-------- SUPPLIED MATERIAL
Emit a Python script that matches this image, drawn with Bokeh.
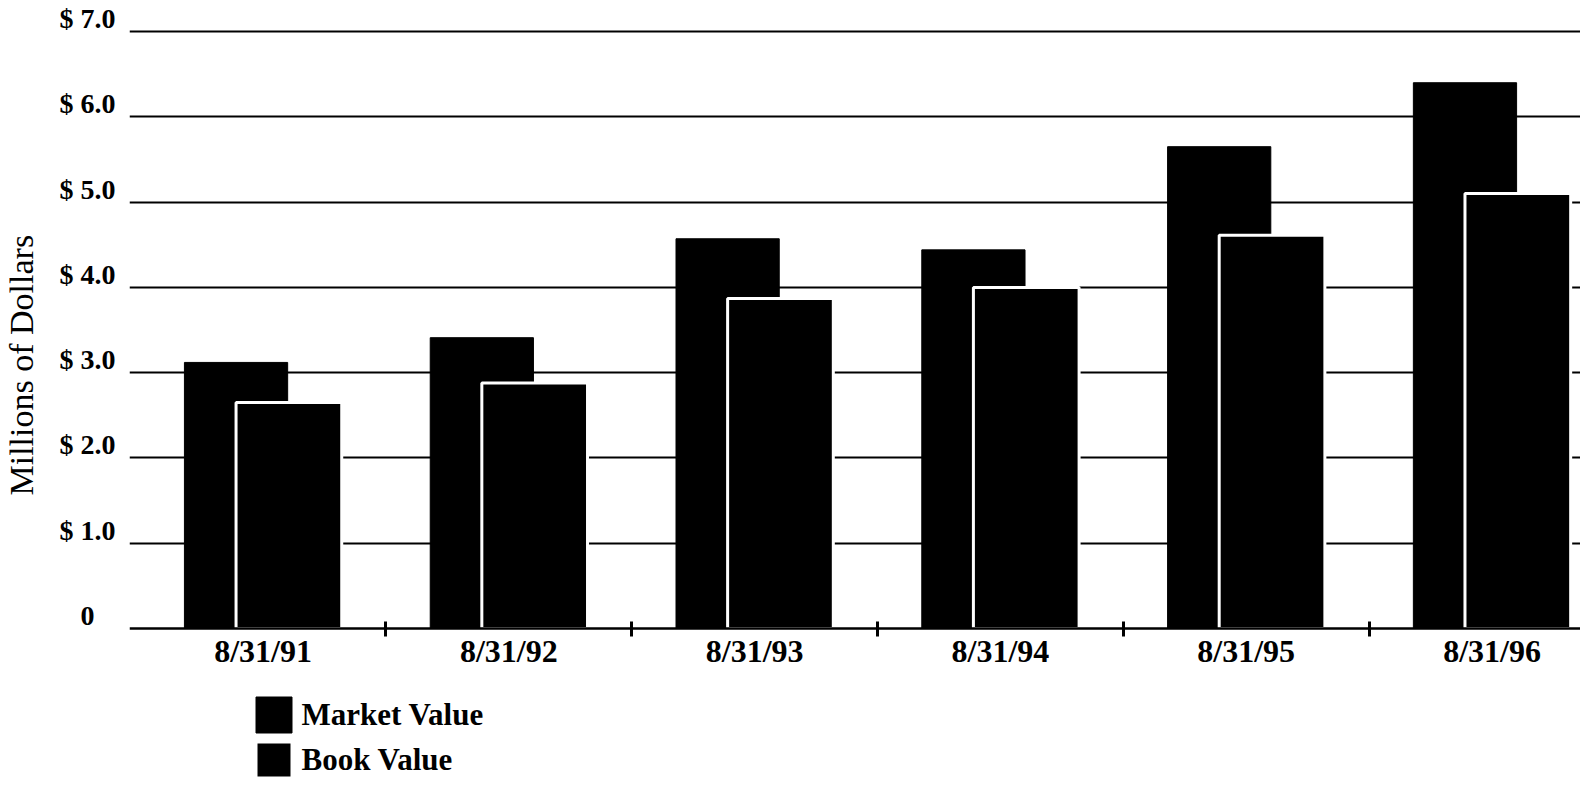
from bokeh.plotting import figure
from bokeh.models import FixedTicker, Range1d, Legend, LegendItem, Title
from bokeh.embed import file_html
from bokeh.resources import INLINE

# ---- data ----
dates = ["8/31/91", "8/31/92", "8/31/93", "8/31/94", "8/31/95", "8/31/96"]
market_value = [3.12, 3.41, 4.57, 4.44, 5.65, 6.40]
book_value = [2.65, 2.88, 3.87, 4.00, 4.61, 5.10]
y_ticks = [0, 1, 2, 3, 4, 5, 6, 7]
y_tick_labels = ["0", "$ 1.0", "$ 2.0", "$ 3.0", "$ 4.0", "$ 5.0", "$ 6.0", "$ 7.0"]
boundaries = [0.5, 1.5, 2.5, 3.5, 4.5, 5.4]

# ---- style constants ----
FONT = "Liberation Serif"
MKT_OFF, MKT_W = -0.11, 0.42
BOOK_OFF, BOOK_W = 0.105, 0.43
LABEL_SHIFT = 0.152  # puts y labels just above their gridlines
NB = "\u00a0"
W, H = 1580, 778

xs = list(range(len(dates)))
mkt_x = [x + MKT_OFF for x in xs]
book_x = [x + BOOK_OFF for x in xs]

# frame runs from the top gridline area down to the bottom edge; the value axis
# sits at y = 0 and the space below it holds the date labels and the legend
p = figure(width=W, height=H,
           x_range=Range1d(-0.5435, 5.36), y_range=Range1d(-1.759, 7.2),
           output_backend="svg", toolbar_location=None,
           min_border_left=129, min_border_right=0,
           min_border_top=14, min_border_bottom=0)
p.outline_line_color = None
p.background_fill_color = "white"

r_mkt = p.vbar(x=mkt_x, top=market_value, width=MKT_W, bottom=0,
               fill_color="black", line_color="black", line_width=1)
r_book = p.vbar(x=book_x, top=book_value, width=BOOK_W, bottom=0,
                fill_color="black", line_color="white", line_width=3)

# grid
p.xgrid.grid_line_color = None
p.ygrid.ticker = FixedTicker(ticks=[t for t in y_ticks if t > 0])
p.ygrid.grid_line_color = "black"
p.ygrid.grid_line_width = 2

# x axis, pinned at zero
xa = p.xaxis[0]
xa.fixed_location = 0
xa.ticker = FixedTicker(ticks=xs, minor_ticks=boundaries)
xa.major_label_overrides = {x: d for x, d in zip(xs, dates)}
xa.major_tick_line_color = None
xa.major_tick_in = 0
xa.major_tick_out = 0
xa.minor_tick_line_color = "black"
xa.minor_tick_line_width = 3
xa.minor_tick_in = 7
xa.minor_tick_out = 8
xa.axis_line_color = "black"
xa.axis_line_width = 2.5
xa.major_label_standoff = -3
xa.major_label_text_font = FONT
xa.major_label_text_font_size = "32px"
xa.major_label_text_font_style = "bold"
xa.major_label_text_color = "black"

# y axis
ya = p.yaxis[0]
ypos = [t + LABEL_SHIFT for t in y_ticks]
ya.ticker = FixedTicker(ticks=ypos, minor_ticks=[])
overrides = {}
for pos, lab in zip(ypos, y_tick_labels):
    if lab == "0":
        lab = "0" + NB * 3          # aligns the zero with the units digit
    elif lab == y_tick_labels[-1]:
        lab = NB * 2 + lab          # right-aligned, so padding only widens the axis
    overrides[pos] = lab
ya.major_label_overrides = overrides
ya.axis_line_color = None
ya.major_tick_line_color = None
ya.minor_tick_line_color = None
ya.major_tick_in = 0
ya.major_tick_out = 0
ya.minor_tick_in = 0
ya.minor_tick_out = 0
ya.major_label_standoff = 14
ya.major_label_text_font = FONT
ya.major_label_text_font_size = "28px"
ya.major_label_text_font_style = "bold"
ya.major_label_text_color = "black"

# y axis title
ytitle = Title(text="Millions of Dollars", align="left", vertical_align="top",
               offset=283, text_font=FONT, text_font_size="34px",
               text_font_style="normal", text_color="black", standoff=2)
p.add_layout(ytitle, "left")

# legend, inside the frame below the date labels
legend = Legend(items=[LegendItem(label="Market Value", renderers=[r_mkt]),
                       LegendItem(label="Book Value", renderers=[r_book])],
                location=(121.5, -4), orientation="vertical",
                glyph_width=45, glyph_height=45, spacing=0,
                label_standoff=6, padding=0, margin=0,
                border_line_color=None, background_fill_alpha=0,
                label_text_font=FONT, label_text_font_size="31px",
                label_text_font_style="bold", label_text_color="black")
p.add_layout(legend, "center")

open("out.html", "w").write(file_html(p, INLINE))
----------------
Set down the material above as is, without any pictures.

**ANSWER TO THE TASK:**
Emit a Python script that matches this image, drawn with Bokeh.
from bokeh.plotting import figure
from bokeh.models import FixedTicker, Range1d, Legend, LegendItem, Title
from bokeh.embed import file_html
from bokeh.resources import INLINE

# ---- data ----
dates = ["8/31/91", "8/31/92", "8/31/93", "8/31/94", "8/31/95", "8/31/96"]
market_value = [3.12, 3.41, 4.57, 4.44, 5.65, 6.40]
book_value = [2.65, 2.88, 3.87, 4.00, 4.61, 5.10]
y_ticks = [0, 1, 2, 3, 4, 5, 6, 7]
y_tick_labels = ["0", "$ 1.0", "$ 2.0", "$ 3.0", "$ 4.0", "$ 5.0", "$ 6.0", "$ 7.0"]
boundaries = [0.5, 1.5, 2.5, 3.5, 4.5, 5.4]

# ---- style constants ----
FONT = "Liberation Serif"
MKT_OFF, MKT_W = -0.11, 0.42
BOOK_OFF, BOOK_W = 0.105, 0.43
LABEL_SHIFT = 0.152  # puts y labels just above their gridlines
NB = "\u00a0"
W, H = 1580, 778

xs = list(range(len(dates)))
mkt_x = [x + MKT_OFF for x in xs]
book_x = [x + BOOK_OFF for x in xs]

# frame runs from the top gridline area down to the bottom edge; the value axis
# sits at y = 0 and the space below it holds the date labels and the legend
p = figure(width=W, height=H,
           x_range=Range1d(-0.5435, 5.36), y_range=Range1d(-1.759, 7.2),
           output_backend="svg", toolbar_location=None,
           min_border_left=129, min_border_right=0,
           min_border_top=14, min_border_bottom=0)
p.outline_line_color = None
p.background_fill_color = "white"

r_mkt = p.vbar(x=mkt_x, top=market_value, width=MKT_W, bottom=0,
               fill_color="black", line_color="black", line_width=1)
r_book = p.vbar(x=book_x, top=book_value, width=BOOK_W, bottom=0,
                fill_color="black", line_color="white", line_width=3)

# grid
p.xgrid.grid_line_color = None
p.ygrid.ticker = FixedTicker(ticks=[t for t in y_ticks if t > 0])
p.ygrid.grid_line_color = "black"
p.ygrid.grid_line_width = 2

# x axis, pinned at zero
xa = p.xaxis[0]
xa.fixed_location = 0
xa.ticker = FixedTicker(ticks=xs, minor_ticks=boundaries)
xa.major_label_overrides = {x: d for x, d in zip(xs, dates)}
xa.major_tick_line_color = None
xa.major_tick_in = 0
xa.major_tick_out = 0
xa.minor_tick_line_color = "black"
xa.minor_tick_line_width = 3
xa.minor_tick_in = 7
xa.minor_tick_out = 8
xa.axis_line_color = "black"
xa.axis_line_width = 2.5
xa.major_label_standoff = -3
xa.major_label_text_font = FONT
xa.major_label_text_font_size = "32px"
xa.major_label_text_font_style = "bold"
xa.major_label_text_color = "black"

# y axis
ya = p.yaxis[0]
ypos = [t + LABEL_SHIFT for t in y_ticks]
ya.ticker = FixedTicker(ticks=ypos, minor_ticks=[])
overrides = {}
for pos, lab in zip(ypos, y_tick_labels):
    if lab == "0":
        lab = "0" + NB * 3          # aligns the zero with the units digit
    elif lab == y_tick_labels[-1]:
        lab = NB * 2 + lab          # right-aligned, so padding only widens the axis
    overrides[pos] = lab
ya.major_label_overrides = overrides
ya.axis_line_color = None
ya.major_tick_line_color = None
ya.minor_tick_line_color = None
ya.major_tick_in = 0
ya.major_tick_out = 0
ya.minor_tick_in = 0
ya.minor_tick_out = 0
ya.major_label_standoff = 14
ya.major_label_text_font = FONT
ya.major_label_text_font_size = "28px"
ya.major_label_text_font_style = "bold"
ya.major_label_text_color = "black"

# y axis title
ytitle = Title(text="Millions of Dollars", align="left", vertical_align="top",
               offset=283, text_font=FONT, text_font_size="34px",
               text_font_style="normal", text_color="black", standoff=2)
p.add_layout(ytitle, "left")

# legend, inside the frame below the date labels
legend = Legend(items=[LegendItem(label="Market Value", renderers=[r_mkt]),
                       LegendItem(label="Book Value", renderers=[r_book])],
                location=(121.5, -4), orientation="vertical",
                glyph_width=45, glyph_height=45, spacing=0,
                label_standoff=6, padding=0, margin=0,
                border_line_color=None, background_fill_alpha=0,
                label_text_font=FONT, label_text_font_size="31px",
                label_text_font_style="bold", label_text_color="black")
p.add_layout(legend, "center")

open("out.html", "w").write(file_html(p, INLINE))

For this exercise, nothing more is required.